By Thaier al-Sudani and Ahmed Rasheed

FALLUJA, Iraq (Reuters) – Iraq’s army sought on Monday to eliminate Islamic State militants holed up in farmland west of Falluja to keep them from launching a counterattack on the city a day after Baghdad declared victory over IS there.

Backed by air strikes from a U.S.-led coalition, Iraqi artillery bombarded targets as troops closed in on up to 150 insurgents in areas along the southern bank of the Euphrates river, an army officer participating in the operation said.

The government’s recapture of Falluja, an hour’s drive west of the capital, was part of a broader offensive against IS, which seized large swathes of Iraq’s north and west in 2014 but is now being driven back by an array of forces.

Falluja’s recovery lent fresh momentum to the campaign to retake Mosul, Iraq’s second largest city and the biggest anywhere in the jihadists’ self-proclaimed caliphate and which Prime Minister Haider al-Abadi has pledged to retake this year.

Colonel Ahmed al-Saidi, who participated in Monday’s advance, said ground forces were moving cautiously to avoid triggering roadside bombs planted by Islamic State.

“They (holed-up militants) have two options: either they surrender or they get killed. We want to prevent them catching their breath and attacking our forces with car bombs.”

Saidi said radio intercepts suggested the militants were running out of ammunition and he expected them to fold shortly.

The insurgents mounted limited resistance to Iraqi forces earlier this month inside Falluja before scattering after some commanders abandoned the fight, according to Iraqi officials.
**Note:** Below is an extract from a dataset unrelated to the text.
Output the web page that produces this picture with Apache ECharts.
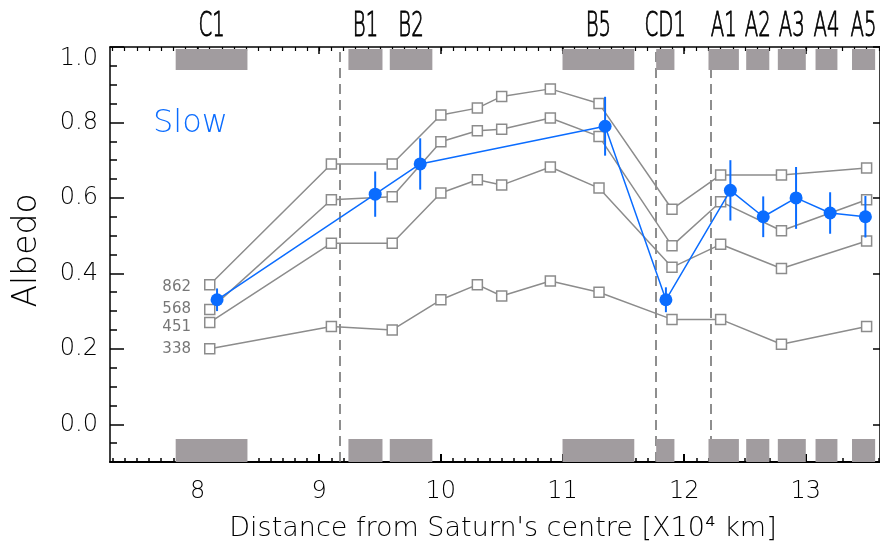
<!DOCTYPE html>
<html>
<head>
<meta charset="utf-8">
<style>
  html, body { margin: 0; padding: 0; background: #fff; }
  #chart { width: 880px; height: 549px; }
</style>
<script src="https://cdn.jsdelivr.net/npm/echarts@6/dist/echarts.min.js"></script>
</head>
<body>
<div id="chart"></div>
<script>
// Ring regions sampled (radial extent in 10^4 km)
const ringNames = ['C1', 'B1', 'B2', 'B5', 'CD1', 'A1', 'A2', 'A3', 'A4', 'A5'];
const ringStart = [7.82, 9.24, 9.58, 11.00, 11.77, 12.20, 12.51, 12.77, 13.08, 13.38];
const ringEnd   = [8.41, 9.52, 9.93, 11.59, 11.92, 12.45, 12.70, 13.00, 13.26, 13.57];

// Ring boundaries (C/B, B/Cassini Division, Cassini Division/A)
const boundaries = [9.17, 11.77, 12.22];

// Filter albedos (wavelength in nm)
const filterDistance = [8.1, 9.1, 9.6, 10.0, 10.3, 10.5, 10.9, 11.3, 11.9, 12.3, 12.8, 13.5];
const albedo862 = [0.370, 0.690, 0.690, 0.820, 0.838, 0.869, 0.889, 0.850, 0.570, 0.661, 0.661, 0.679];
const albedo568 = [0.304, 0.595, 0.603, 0.749, 0.778, 0.782, 0.812, 0.763, 0.473, 0.590, 0.513, 0.595];
const albedo451 = [0.270, 0.480, 0.480, 0.613, 0.648, 0.634, 0.682, 0.626, 0.416, 0.477, 0.413, 0.486];
const albedo338 = [0.200, 0.259, 0.250, 0.330, 0.370, 0.340, 0.380, 0.350, 0.278, 0.278, 0.212, 0.259];
const filterNames = ['862', '568', '451', '338'];

// Slow-mode albedo with uncertainties
const slowDistance = [8.16, 9.46, 9.83, 11.35, 11.85, 12.38, 12.65, 12.92, 13.20, 13.49];
const slowAlbedo   = [0.33, 0.61, 0.69, 0.79, 0.33, 0.62, 0.55, 0.60, 0.56, 0.55];
const slowError    = [0.030, 0.060, 0.068, 0.078, 0.033, 0.080, 0.054, 0.082, 0.055, 0.055];

// Axis ticks and labels
const xTickLabels = [8, 9, 10, 11, 12, 13];
const yTickLabels = [0.0, 0.2, 0.4, 0.6, 0.8, 1.0];
const X_MIN = 7.28, X_MAX = 13.61, Y_MIN = -0.1, Y_MAX = 1.0;

const xMinorTicks = [];
for (let k = 73; k <= 136; k++) xMinorTicks.push(k / 10);
const yMinorTicks = [];
for (let k = -1; k <= 20; k++) yMinorTicks.push(k / 20);

const BLUE = '#0a6cff';
const GREY = '#8c8c8c';
const FONT = 'DejaVu Sans';
const LIGHT = 200;

const labelShift = [2, 0, 5, 0];

function filterSeries(values, idx) {
  const data = filterDistance.map((x, i) => {
    const item = { value: [x, values[i]] };
    if (i === 0) {
      item.label = {
        show: true,
        formatter: filterNames[idx],
        position: 'left',
        distance: 13,
        offset: [0, labelShift[idx]],
        color: '#777',
        fontSize: 15,
        fontFamily: FONT
      };
    }
    return item;
  });
  const s = {
    type: 'line',
    name: filterNames[idx],
    data: data,
    symbol: 'rect',
    symbolSize: 10,
    showAllSymbol: true,
    lineStyle: { color: GREY, width: 1.5 },
    itemStyle: { color: '#fff', borderColor: GREY, borderWidth: 1.5 },
    z: 3,
    animation: false
  };
  if (idx === 0) {
    s.markLine = {
      silent: true,
      symbol: 'none',
      label: { show: false },
      lineStyle: { color: '#6a6a6a', type: [10, 6], width: 1.5 },
      data: boundaries.map(b => ({ xAxis: b })),
      z: 1
    };
  }
  return s;
}

const chart = echarts.init(document.getElementById('chart'), null, { renderer: 'canvas' });

const option = {
  animation: false,
  backgroundColor: '#fff',
  title: {
    text: 'Slow',
    left: 148,
    top: 103,
    textStyle: { color: BLUE, fontSize: 32, fontWeight: LIGHT, fontFamily: FONT }
  },
  grid: { left: 110, right: 0, top: 47, bottom: 87, containLabel: false },
  xAxis: [
    {
      type: 'value', position: 'bottom', min: X_MIN, max: X_MAX,
      name: "Distance from Saturn's centre [X10\u2074 km]",
      nameLocation: 'middle', nameGap: 53,
      nameTextStyle: { fontSize: 27, color: '#000', fontFamily: FONT, fontWeight: LIGHT, padding: [0, 0, 0, 16] },
      axisLine: { show: true, onZero: false, lineStyle: { color: '#000', width: 2 } },
      axisTick: { show: true, inside: true, length: 8, customValues: xTickLabels, lineStyle: { color: '#000', width: 2 } },
      axisLabel: { show: true, customValues: xTickLabels, fontSize: 24, color: '#000', fontFamily: FONT, fontWeight: LIGHT, margin: 18 },
      splitLine: { show: false }
    },
    {
      type: 'value', position: 'bottom', min: X_MIN, max: X_MAX,
      axisLine: { show: false, onZero: false },
      axisTick: { show: true, inside: true, length: 4, customValues: xMinorTicks, lineStyle: { color: '#000', width: 1.5 } },
      axisLabel: { show: false },
      splitLine: { show: false }
    },
    {
      type: 'value', position: 'top', min: X_MIN, max: X_MAX,
      axisLine: { show: true, onZero: false, lineStyle: { color: '#000', width: 1.5 } },
      axisTick: { show: true, inside: true, length: 7, customValues: xTickLabels, lineStyle: { color: '#000', width: 1.5 } },
      axisLabel: { show: false },
      splitLine: { show: false }
    },
    {
      type: 'value', position: 'top', min: X_MIN, max: X_MAX,
      axisLine: { show: false, onZero: false },
      axisTick: { show: true, inside: true, length: 4, customValues: xMinorTicks, lineStyle: { color: '#000', width: 1.2 } },
      axisLabel: { show: false },
      splitLine: { show: false }
    }
  ],
  yAxis: [
    {
      type: 'value', position: 'left', min: Y_MIN, max: Y_MAX,
      name: 'Albedo', nameLocation: 'middle', nameGap: 66,
      nameTextStyle: { fontSize: 33, color: '#000', fontFamily: FONT, fontWeight: LIGHT, padding: [0, 0, 0, 8] },
      axisLine: { show: true, onZero: false, lineStyle: { color: '#000', width: 1.5 } },
      axisTick: { show: true, inside: true, length: 14, customValues: yTickLabels, lineStyle: { color: '#000', width: 1.5 } },
      axisLabel: {
        show: true, customValues: yTickLabels, fontSize: 24, color: '#000', fontFamily: FONT, fontWeight: LIGHT, margin: 12,
        verticalAlignMaxLabel: 'top',
        formatter: v => v.toFixed(1)
      },
      splitLine: { show: false }
    },
    {
      type: 'value', position: 'left', min: Y_MIN, max: Y_MAX,
      axisLine: { show: false, onZero: false },
      axisTick: { show: true, inside: true, length: 7, customValues: yMinorTicks, lineStyle: { color: '#000', width: 1.5 } },
      axisLabel: { show: false },
      splitLine: { show: false }
    },
    {
      type: 'value', position: 'right', min: Y_MIN, max: Y_MAX,
      axisLine: { show: true, onZero: false, lineStyle: { color: '#000', width: 1.5 } },
      axisTick: { show: true, inside: true, length: 7, customValues: yTickLabels, lineStyle: { color: '#000', width: 1.5 } },
      axisLabel: { show: false },
      splitLine: { show: false }
    }
  ],
  series: [
    // ring-region bands along top and bottom of the frame
    {
      type: 'custom',
      clip: false,
      silent: true,
      z: 2,
      data: ringStart.map((s, i) => [s, ringEnd[i]]),
      renderItem: function (params, api) {
        const a = api.coord([api.value(0), Y_MAX]);
        const b = api.coord([api.value(1), Y_MIN]);
        const w = b[0] - a[0];
        const fill = '#a19c9f';
        return {
          type: 'group',
          children: [
            { type: 'rect', shape: { x: a[0], y: a[1] + 2, width: w, height: 21 }, style: { fill: fill } },
            { type: 'rect', shape: { x: a[0], y: b[1] - 23, width: w, height: 23 }, style: { fill: fill } }
          ]
        };
      }
    },
    // ring-region names above the frame (narrow lettering)
    {
      type: 'custom',
      clip: false,
      silent: true,
      z: 5,
      data: ringStart.map((s, i) => [(s + ringEnd[i]) / 2]),
      encode: { x: 0 },
      renderItem: function (params, api) {
        const p = api.coord([api.value(0), Y_MAX]);
        return {
          type: 'text',
          x: p[0],
          y: p[1] - 20,
          scaleX: 0.58,
          style: {
            text: ringNames[params.dataIndex],
            fontSize: 34,
            fontFamily: FONT,
            fontWeight: LIGHT,
            fill: '#000',
            stroke: '#000',
            lineWidth: 0.9,
            align: 'center',
            verticalAlign: 'middle'
          }
        };
      }
    },
    filterSeries(albedo862, 0),
    filterSeries(albedo568, 1),
    filterSeries(albedo451, 2),
    filterSeries(albedo338, 3),
    // slow-mode error bars
    {
      type: 'custom',
      silent: true,
      z: 6,
      data: slowDistance.map((x, i) => [x, slowAlbedo[i] - slowError[i], slowAlbedo[i] + slowError[i]]),
      encode: { x: 0, y: [1, 2] },
      renderItem: function (params, api) {
        const lo = api.coord([api.value(0), api.value(1)]);
        const hi = api.coord([api.value(0), api.value(2)]);
        return {
          type: 'line',
          shape: { x1: lo[0], y1: lo[1], x2: hi[0], y2: hi[1] },
          style: { stroke: BLUE, lineWidth: 2 }
        };
      }
    },
    {
      type: 'line',
      name: 'Slow',
      data: slowDistance.map((x, i) => [x, slowAlbedo[i]]),
      symbol: 'circle',
      symbolSize: 13,
      showAllSymbol: true,
      lineStyle: { color: BLUE, width: 1.5 },
      itemStyle: { color: BLUE },
      z: 7
    }
  ]
};

chart.setOption(option);
</script>
</body>
</html>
The military’s swift advance surprised many who anticipated a protracted battle for Falluja, a bastion of Sunni Muslim insurgency where some of the fiercest fighting of the U.S. occupation of Iraq took place in 2004 against Islamic State’s forerunner, al Qaeda.

ASSESSING THE DAMAGE

Control of Falluja is now shared between the army, elite counter-terrorism forces and federal police. Some fighters from Shi’ite Muslim militias, which have held several outlying areas for months, are also present inside Falluja proper.
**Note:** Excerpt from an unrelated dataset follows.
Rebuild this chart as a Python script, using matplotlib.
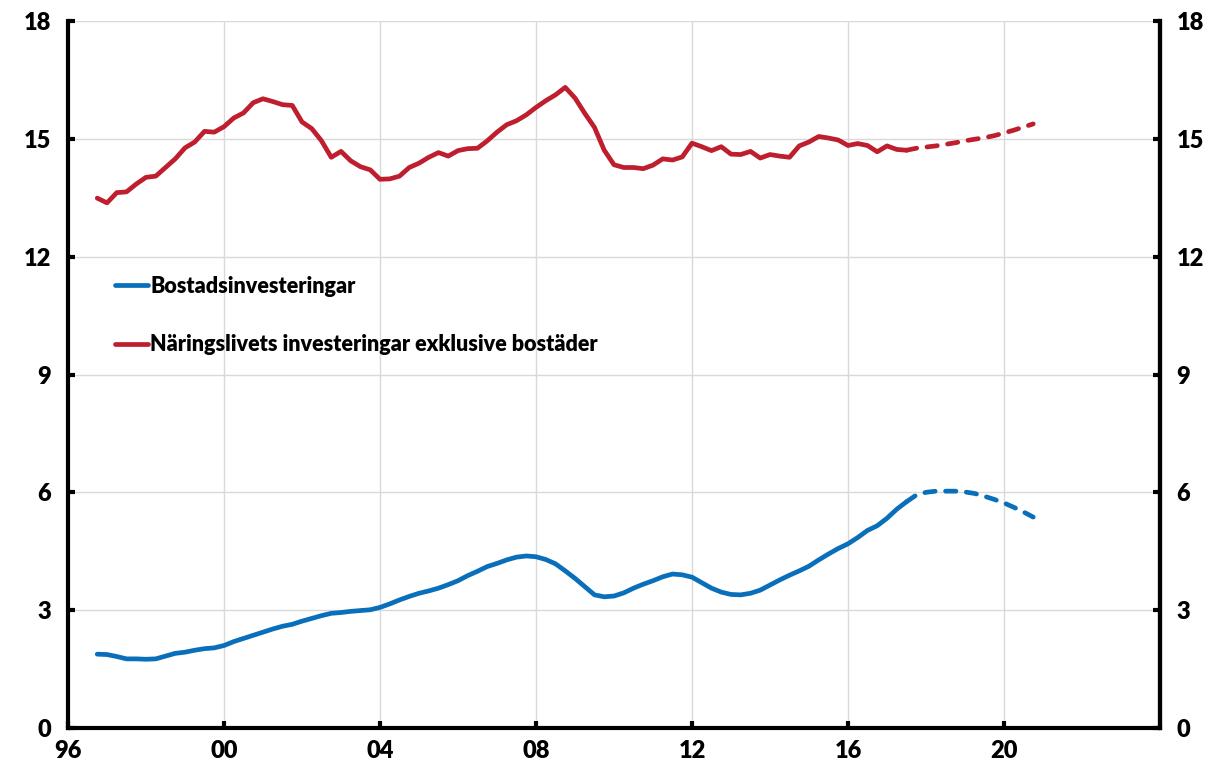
import matplotlib.pyplot as plt
import numpy as np

# quarterly data, first point 1996 Q4
start_year = 1996.75

red_actual = [13.49, 13.37, 13.63, 13.65, 13.85, 14.02, 14.05, 14.27, 14.49, 14.77,
              14.92, 15.19, 15.17, 15.31, 15.53, 15.66, 15.92, 16.02, 15.95, 15.87,
              15.85, 15.43, 15.26, 14.95, 14.53, 14.68, 14.44, 14.29, 14.21, 13.97,
              13.98, 14.05, 14.27, 14.38, 14.53, 14.65, 14.56, 14.70, 14.75, 14.76,
              14.95, 15.17, 15.36, 15.46, 15.61, 15.80, 15.97, 16.12, 16.31, 16.04,
              15.65, 15.29, 14.71, 14.34, 14.27, 14.27, 14.24, 14.33, 14.49, 14.46,
              14.54, 14.89, 14.80, 14.70, 14.80, 14.61, 14.60, 14.68, 14.51, 14.60,
              14.56, 14.53, 14.82, 14.92, 15.06, 15.02, 14.97, 14.83, 14.88, 14.83,
              14.67, 14.82, 14.73, 14.71]
red_forecast = [14.71, 14.76, 14.79, 14.82, 14.86, 14.90, 14.95, 14.99, 15.03, 15.08,
                15.15, 15.22, 15.30, 15.38]

blue_actual = [1.88, 1.87, 1.82, 1.76, 1.76, 1.75, 1.76, 1.83, 1.90, 1.93,
               1.98, 2.02, 2.04, 2.10, 2.20, 2.28, 2.36, 2.44, 2.52, 2.59,
               2.64, 2.72, 2.79, 2.86, 2.92, 2.94, 2.97, 2.99, 3.01, 3.07,
               3.16, 3.26, 3.35, 3.43, 3.49, 3.56, 3.65, 3.75, 3.88, 3.99,
               4.11, 4.19, 4.28, 4.35, 4.38, 4.36, 4.29, 4.18, 4.00, 3.81,
               3.60, 3.39, 3.34, 3.36, 3.44, 3.56, 3.66, 3.75, 3.85, 3.92,
               3.90, 3.84, 3.70, 3.56, 3.46, 3.40, 3.39, 3.43, 3.51, 3.64,
               3.77, 3.89, 4.00, 4.12, 4.28, 4.43, 4.57, 4.69, 4.85, 5.03,
               5.15, 5.34, 5.57, 5.76]
blue_forecast = [5.76, 5.93, 6.00, 6.03, 6.03, 6.03, 6.01, 5.97, 5.90, 5.82,
                 5.73, 5.62, 5.50, 5.37]

label_blue = "Bostadsinvesteringar"
label_red = "Näringslivets investeringar exklusive bostäder"

x_ticks = [1996, 2000, 2004, 2008, 2012, 2016, 2020]
x_labels = ["96", "00", "04", "08", "12", "16", "20"]
y_ticks = [0, 3, 6, 9, 12, 15, 18]

blue = "#0a6fba"
red = "#be1e2d"

plt.rcParams['font.family'] = ['Lato', 'DejaVu Sans']
plt.rcParams['font.weight'] = 'heavy'

x_act = start_year + 0.25 * np.arange(len(red_actual))
x_fc = x_act[-1] + 0.25 * np.arange(len(red_forecast))

fig = plt.figure(figsize=(12.12, 7.75), dpi=100)
ax = fig.add_axes([68 / 1212, 47 / 775, 1092 / 1212, 707 / 775])

lw = 3.4
ax.plot(x_act, blue_actual, color=blue, lw=lw, solid_capstyle='round', label=label_blue)
ax.plot(x_act, red_actual, color=red, lw=lw, solid_capstyle='round', label=label_red)
ax.plot(x_fc, blue_forecast, color=blue, lw=lw, linestyle=(0, (2.2, 2.2)), dash_capstyle='round')
ax.plot(x_fc, red_forecast, color=red, lw=lw, linestyle=(0, (2.2, 2.2)), dash_capstyle='round')

ax.set_xlim(1996, 2024)
ax.set_ylim(0, 18)
ax.set_xticks(x_ticks)
ax.set_xticklabels(x_labels)
ax.set_yticks(y_ticks)
ax.grid(True, color="#d9d9d9", lw=1)
ax.set_axisbelow(True)

for side in ["left", "bottom", "right"]:
    ax.spines[side].set_linewidth(3)
ax.spines["top"].set_visible(False)
ax.tick_params(axis='both', direction='in', length=5, width=3, labelsize=17, pad=12)
ax.tick_params(axis='x', pad=9)

ax2 = ax.twinx()
ax2.set_ylim(0, 18)
ax2.set_yticks(y_ticks)
ax2.spines["top"].set_visible(False)
ax2.spines["right"].set_linewidth(3)
ax2.tick_params(axis='y', direction='in', length=5, width=3, labelsize=17, pad=12)

leg = ax.legend(loc='upper left', bbox_to_anchor=(0.025, 0.667), frameon=False,
                fontsize=15.5, handlelength=1.55, handletextpad=0.1, labelspacing=1.75)
for line in leg.get_lines():
    line.set_linewidth(3.4)

fig.savefig("out.png", dpi=100)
The army along with local police are expected to take full control in the coming days, a military source said.

Central districts of Falluja, which in January 2014 became the first Iraqi city to fall to Islamic State, were mostly quiet on Monday as bomb-removal operations along roadways and in buildings began in earnest.

Military sources said the city had been heavily mined by IS but the extent of damage to infrastructure and property could not be assessed easily.
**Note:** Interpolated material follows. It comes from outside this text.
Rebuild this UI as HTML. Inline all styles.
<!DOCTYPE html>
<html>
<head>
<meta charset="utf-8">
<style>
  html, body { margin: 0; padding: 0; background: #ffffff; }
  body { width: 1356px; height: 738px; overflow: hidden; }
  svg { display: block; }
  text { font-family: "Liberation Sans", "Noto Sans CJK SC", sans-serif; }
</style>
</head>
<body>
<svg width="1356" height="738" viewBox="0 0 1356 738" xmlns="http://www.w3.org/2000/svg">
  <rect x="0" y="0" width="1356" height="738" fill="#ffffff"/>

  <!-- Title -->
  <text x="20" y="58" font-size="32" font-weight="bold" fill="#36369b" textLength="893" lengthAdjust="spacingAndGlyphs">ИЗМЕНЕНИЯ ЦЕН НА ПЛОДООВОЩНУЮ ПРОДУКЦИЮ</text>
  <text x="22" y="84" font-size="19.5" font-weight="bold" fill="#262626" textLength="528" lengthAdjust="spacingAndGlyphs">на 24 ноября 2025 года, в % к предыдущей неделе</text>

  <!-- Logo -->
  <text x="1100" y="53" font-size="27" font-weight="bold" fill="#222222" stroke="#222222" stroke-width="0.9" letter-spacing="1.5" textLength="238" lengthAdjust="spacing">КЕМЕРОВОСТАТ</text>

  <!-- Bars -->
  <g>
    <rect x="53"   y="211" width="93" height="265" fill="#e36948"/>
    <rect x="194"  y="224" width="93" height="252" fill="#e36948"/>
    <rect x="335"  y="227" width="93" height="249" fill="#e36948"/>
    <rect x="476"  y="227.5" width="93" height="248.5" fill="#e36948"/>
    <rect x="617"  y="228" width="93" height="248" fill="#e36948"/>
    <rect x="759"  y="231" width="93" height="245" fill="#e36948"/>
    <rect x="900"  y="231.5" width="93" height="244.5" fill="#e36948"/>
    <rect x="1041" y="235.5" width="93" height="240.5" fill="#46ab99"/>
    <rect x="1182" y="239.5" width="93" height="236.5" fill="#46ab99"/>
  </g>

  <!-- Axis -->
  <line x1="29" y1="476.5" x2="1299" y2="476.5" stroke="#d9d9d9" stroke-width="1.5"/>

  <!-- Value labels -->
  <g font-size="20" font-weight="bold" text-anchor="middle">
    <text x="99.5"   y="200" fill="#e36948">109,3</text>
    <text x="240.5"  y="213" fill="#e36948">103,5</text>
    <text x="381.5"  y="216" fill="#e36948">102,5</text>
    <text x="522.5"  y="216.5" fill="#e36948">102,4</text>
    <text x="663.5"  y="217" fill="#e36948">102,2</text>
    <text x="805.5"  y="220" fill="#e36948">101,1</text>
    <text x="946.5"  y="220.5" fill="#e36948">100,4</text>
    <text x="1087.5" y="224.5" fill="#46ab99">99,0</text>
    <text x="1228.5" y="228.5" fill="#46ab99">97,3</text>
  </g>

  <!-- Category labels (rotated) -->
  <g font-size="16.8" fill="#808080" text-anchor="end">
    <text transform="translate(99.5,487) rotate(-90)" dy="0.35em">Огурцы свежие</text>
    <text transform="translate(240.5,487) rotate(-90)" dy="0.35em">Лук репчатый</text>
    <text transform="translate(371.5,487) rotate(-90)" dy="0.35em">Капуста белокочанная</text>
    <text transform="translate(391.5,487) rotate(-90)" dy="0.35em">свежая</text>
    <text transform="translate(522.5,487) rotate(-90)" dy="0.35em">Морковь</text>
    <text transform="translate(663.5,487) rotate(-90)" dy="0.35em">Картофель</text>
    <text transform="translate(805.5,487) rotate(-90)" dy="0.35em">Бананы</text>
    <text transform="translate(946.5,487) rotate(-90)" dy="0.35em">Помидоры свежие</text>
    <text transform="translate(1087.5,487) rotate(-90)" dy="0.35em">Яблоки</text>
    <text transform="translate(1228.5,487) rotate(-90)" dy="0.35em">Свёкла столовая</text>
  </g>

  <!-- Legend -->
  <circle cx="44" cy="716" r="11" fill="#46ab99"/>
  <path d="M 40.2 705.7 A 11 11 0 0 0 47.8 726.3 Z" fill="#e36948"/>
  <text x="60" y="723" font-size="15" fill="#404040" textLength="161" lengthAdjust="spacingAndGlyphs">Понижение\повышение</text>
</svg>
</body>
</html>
Dozens of buildings across the city have been torched, something blamed by government forces on fleeing militants, though Reuters could not verify their accounts.

Some officials estimate that as little as 10 percent of Falluja had been destroyed, comparing that favorably with Ramadi and Sinjar, cities recaptured from Islamic State last year but widely devastated in the process.

A spokesman for the governor of Anbar province, where Falluja is located, said the worst damage had occurred in the southern industrial district where Islamic State had assembled car bombs used in attacks in Baghdad.

More than 85,000 civilians displaced by the fighting in the past month are waiting in government-run camps to return home; at least twice as many people fled Falluja during IS rule.